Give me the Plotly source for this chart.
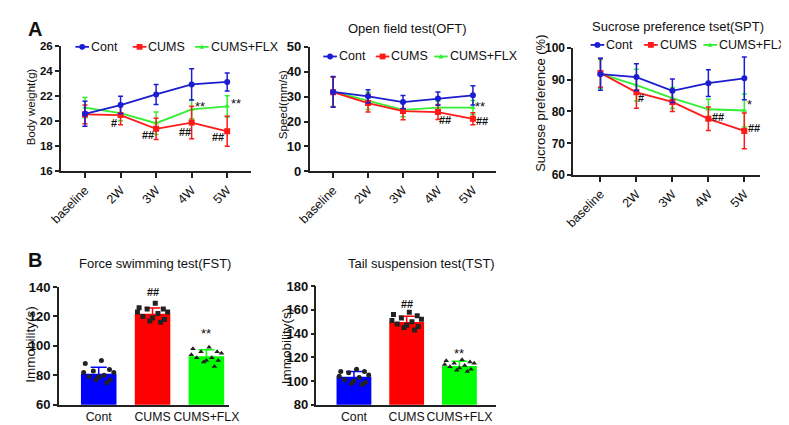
○ ○ ○
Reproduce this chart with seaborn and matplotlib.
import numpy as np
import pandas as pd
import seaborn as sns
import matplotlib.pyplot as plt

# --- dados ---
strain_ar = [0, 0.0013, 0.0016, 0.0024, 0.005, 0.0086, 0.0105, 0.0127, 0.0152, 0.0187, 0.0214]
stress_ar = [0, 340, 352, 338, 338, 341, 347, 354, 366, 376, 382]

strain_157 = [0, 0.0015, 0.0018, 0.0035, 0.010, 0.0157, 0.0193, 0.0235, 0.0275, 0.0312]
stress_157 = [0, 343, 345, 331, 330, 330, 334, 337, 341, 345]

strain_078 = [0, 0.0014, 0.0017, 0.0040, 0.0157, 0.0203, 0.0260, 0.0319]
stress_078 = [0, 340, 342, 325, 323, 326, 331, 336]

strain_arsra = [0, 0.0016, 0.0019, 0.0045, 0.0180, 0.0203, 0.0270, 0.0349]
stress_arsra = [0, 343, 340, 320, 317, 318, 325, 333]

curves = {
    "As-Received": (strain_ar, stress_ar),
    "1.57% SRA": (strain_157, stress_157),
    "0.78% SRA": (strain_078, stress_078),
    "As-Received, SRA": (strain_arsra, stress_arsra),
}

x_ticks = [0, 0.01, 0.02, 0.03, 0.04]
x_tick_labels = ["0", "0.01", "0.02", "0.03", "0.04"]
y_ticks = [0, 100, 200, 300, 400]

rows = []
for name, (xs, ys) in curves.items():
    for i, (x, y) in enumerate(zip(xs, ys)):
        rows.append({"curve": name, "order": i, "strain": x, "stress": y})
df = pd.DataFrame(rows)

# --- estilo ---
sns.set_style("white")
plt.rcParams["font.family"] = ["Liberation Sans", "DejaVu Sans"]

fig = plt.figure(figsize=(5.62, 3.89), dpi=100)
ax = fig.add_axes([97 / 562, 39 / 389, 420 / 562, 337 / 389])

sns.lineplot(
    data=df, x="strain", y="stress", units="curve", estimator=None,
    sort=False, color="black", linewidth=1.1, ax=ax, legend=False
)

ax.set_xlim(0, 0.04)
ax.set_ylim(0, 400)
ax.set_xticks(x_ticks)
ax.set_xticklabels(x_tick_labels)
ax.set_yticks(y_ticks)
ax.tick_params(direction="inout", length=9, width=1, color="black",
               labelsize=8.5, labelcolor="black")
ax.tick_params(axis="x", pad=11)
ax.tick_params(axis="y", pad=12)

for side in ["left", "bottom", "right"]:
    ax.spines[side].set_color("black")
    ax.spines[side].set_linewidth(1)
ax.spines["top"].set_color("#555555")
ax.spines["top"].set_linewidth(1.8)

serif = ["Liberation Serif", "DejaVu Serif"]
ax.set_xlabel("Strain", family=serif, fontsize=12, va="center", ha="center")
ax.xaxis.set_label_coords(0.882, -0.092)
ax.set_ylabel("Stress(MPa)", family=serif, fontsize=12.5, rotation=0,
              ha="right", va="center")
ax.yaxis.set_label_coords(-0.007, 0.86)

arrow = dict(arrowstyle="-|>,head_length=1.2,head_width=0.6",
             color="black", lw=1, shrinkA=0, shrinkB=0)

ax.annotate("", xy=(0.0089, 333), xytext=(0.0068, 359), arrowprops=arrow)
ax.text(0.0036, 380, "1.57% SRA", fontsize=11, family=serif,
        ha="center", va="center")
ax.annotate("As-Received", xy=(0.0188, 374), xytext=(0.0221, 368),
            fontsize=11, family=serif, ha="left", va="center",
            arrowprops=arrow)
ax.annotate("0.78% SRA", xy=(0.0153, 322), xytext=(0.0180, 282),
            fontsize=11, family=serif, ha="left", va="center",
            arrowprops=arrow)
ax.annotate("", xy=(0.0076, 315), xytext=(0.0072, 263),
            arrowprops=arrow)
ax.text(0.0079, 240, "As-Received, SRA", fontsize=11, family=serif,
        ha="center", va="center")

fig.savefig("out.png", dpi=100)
○ ○ ○
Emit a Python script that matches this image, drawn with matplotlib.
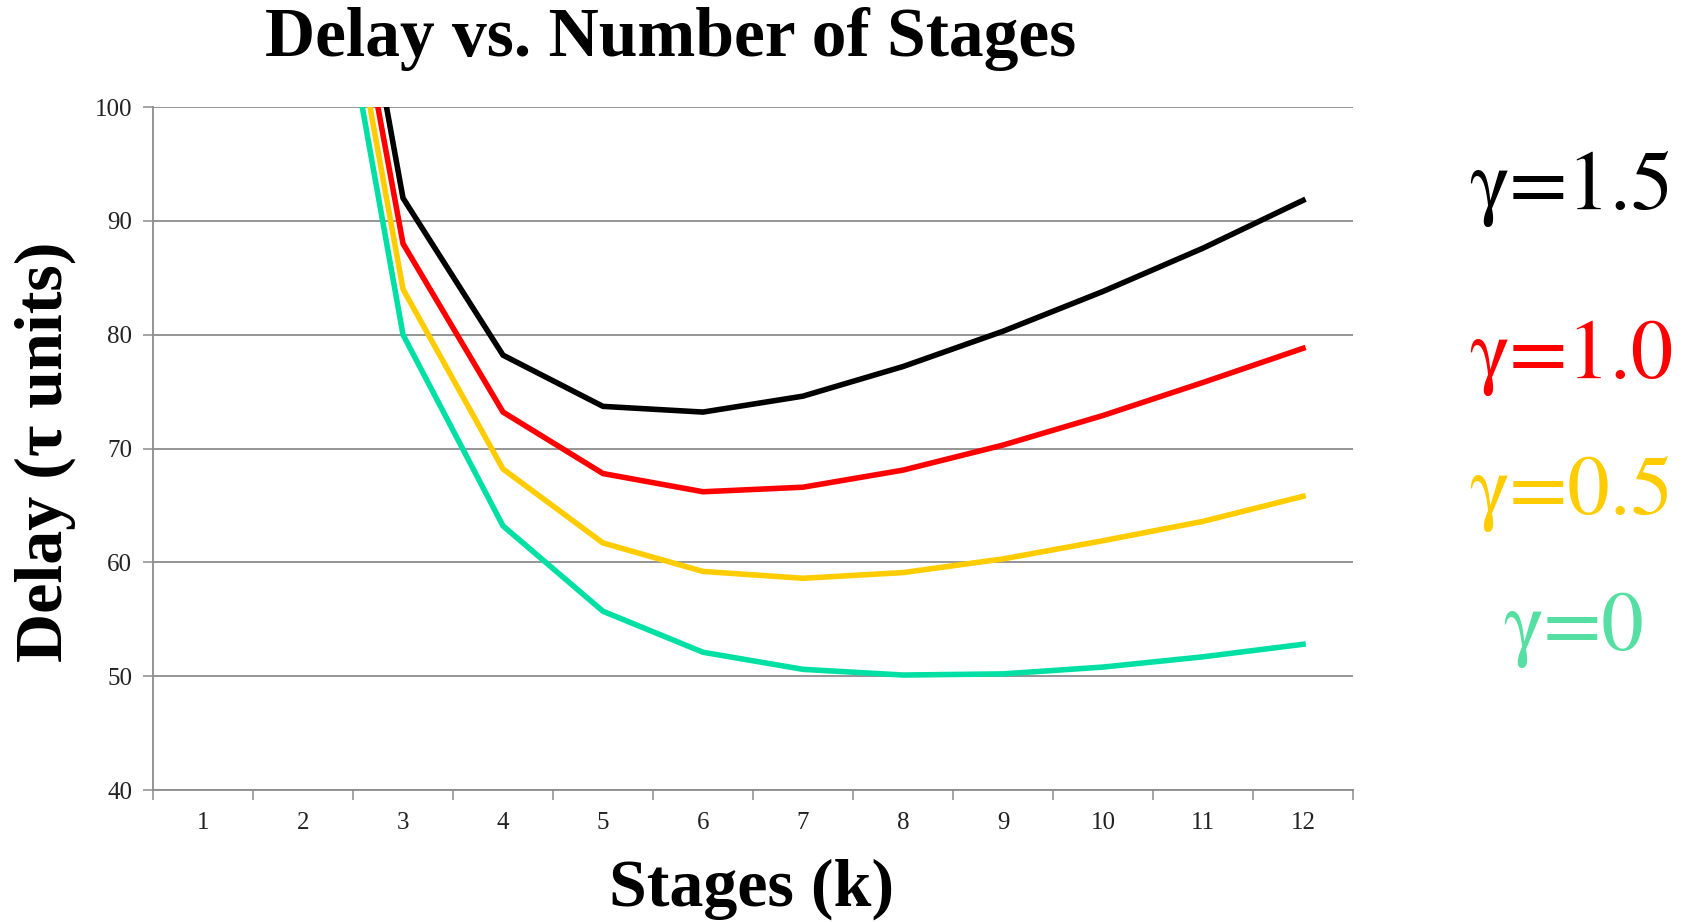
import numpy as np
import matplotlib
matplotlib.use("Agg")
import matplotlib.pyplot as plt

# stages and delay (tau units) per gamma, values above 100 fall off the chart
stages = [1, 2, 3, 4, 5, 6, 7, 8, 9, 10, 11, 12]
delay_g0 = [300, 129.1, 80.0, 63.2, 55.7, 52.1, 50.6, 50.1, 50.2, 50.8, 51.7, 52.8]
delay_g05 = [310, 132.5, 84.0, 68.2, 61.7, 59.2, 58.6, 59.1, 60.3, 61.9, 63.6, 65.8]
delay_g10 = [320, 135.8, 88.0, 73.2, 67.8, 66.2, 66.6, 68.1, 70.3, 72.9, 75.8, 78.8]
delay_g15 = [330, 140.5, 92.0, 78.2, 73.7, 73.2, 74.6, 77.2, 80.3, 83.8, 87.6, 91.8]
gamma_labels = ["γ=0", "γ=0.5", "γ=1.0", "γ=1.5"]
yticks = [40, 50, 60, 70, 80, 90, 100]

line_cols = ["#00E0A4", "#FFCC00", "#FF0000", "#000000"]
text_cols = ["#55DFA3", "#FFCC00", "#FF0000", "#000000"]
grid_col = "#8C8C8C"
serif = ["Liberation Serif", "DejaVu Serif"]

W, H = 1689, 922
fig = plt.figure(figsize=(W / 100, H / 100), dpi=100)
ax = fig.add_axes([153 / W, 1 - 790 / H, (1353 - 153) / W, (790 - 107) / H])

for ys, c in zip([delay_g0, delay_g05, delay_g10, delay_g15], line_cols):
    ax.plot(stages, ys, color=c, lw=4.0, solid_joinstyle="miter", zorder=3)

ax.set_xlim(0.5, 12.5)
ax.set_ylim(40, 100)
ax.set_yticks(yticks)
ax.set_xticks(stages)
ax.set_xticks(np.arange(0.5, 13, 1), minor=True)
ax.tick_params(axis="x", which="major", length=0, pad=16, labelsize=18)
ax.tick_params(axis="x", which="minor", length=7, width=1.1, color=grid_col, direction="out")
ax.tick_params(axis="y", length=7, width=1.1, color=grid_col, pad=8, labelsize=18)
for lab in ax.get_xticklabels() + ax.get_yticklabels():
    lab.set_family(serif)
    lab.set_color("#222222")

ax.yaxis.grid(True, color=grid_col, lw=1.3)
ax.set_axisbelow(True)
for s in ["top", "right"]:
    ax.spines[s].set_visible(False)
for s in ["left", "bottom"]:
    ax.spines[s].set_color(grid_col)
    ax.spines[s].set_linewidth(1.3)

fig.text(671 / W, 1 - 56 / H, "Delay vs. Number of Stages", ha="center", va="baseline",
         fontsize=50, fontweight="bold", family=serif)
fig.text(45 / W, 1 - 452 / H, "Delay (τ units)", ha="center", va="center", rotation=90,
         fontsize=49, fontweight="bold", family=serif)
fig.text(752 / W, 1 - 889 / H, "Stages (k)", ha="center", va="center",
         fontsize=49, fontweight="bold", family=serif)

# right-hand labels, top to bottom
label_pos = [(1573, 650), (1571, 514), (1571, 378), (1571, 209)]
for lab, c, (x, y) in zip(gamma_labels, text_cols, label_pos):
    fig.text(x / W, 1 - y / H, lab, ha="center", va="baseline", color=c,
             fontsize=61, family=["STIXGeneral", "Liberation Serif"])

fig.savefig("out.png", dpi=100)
○ ○ ○
Of the entries above, repeat exactly the lines from the line with "Reproduce this chart" through the line with "337, 341, 345]", both of them included.

Reproduce this chart with seaborn and matplotlib.
import numpy as np
import pandas as pd
import seaborn as sns
import matplotlib.pyplot as plt

# --- dados ---
strain_ar = [0, 0.0013, 0.0016, 0.0024, 0.005, 0.0086, 0.0105, 0.0127, 0.0152, 0.0187, 0.0214]
stress_ar = [0, 340, 352, 338, 338, 341, 347, 354, 366, 376, 382]

strain_157 = [0, 0.0015, 0.0018, 0.0035, 0.010, 0.0157, 0.0193, 0.0235, 0.0275, 0.0312]
stress_157 = [0, 343, 345, 331, 330, 330, 334, 337, 341, 345]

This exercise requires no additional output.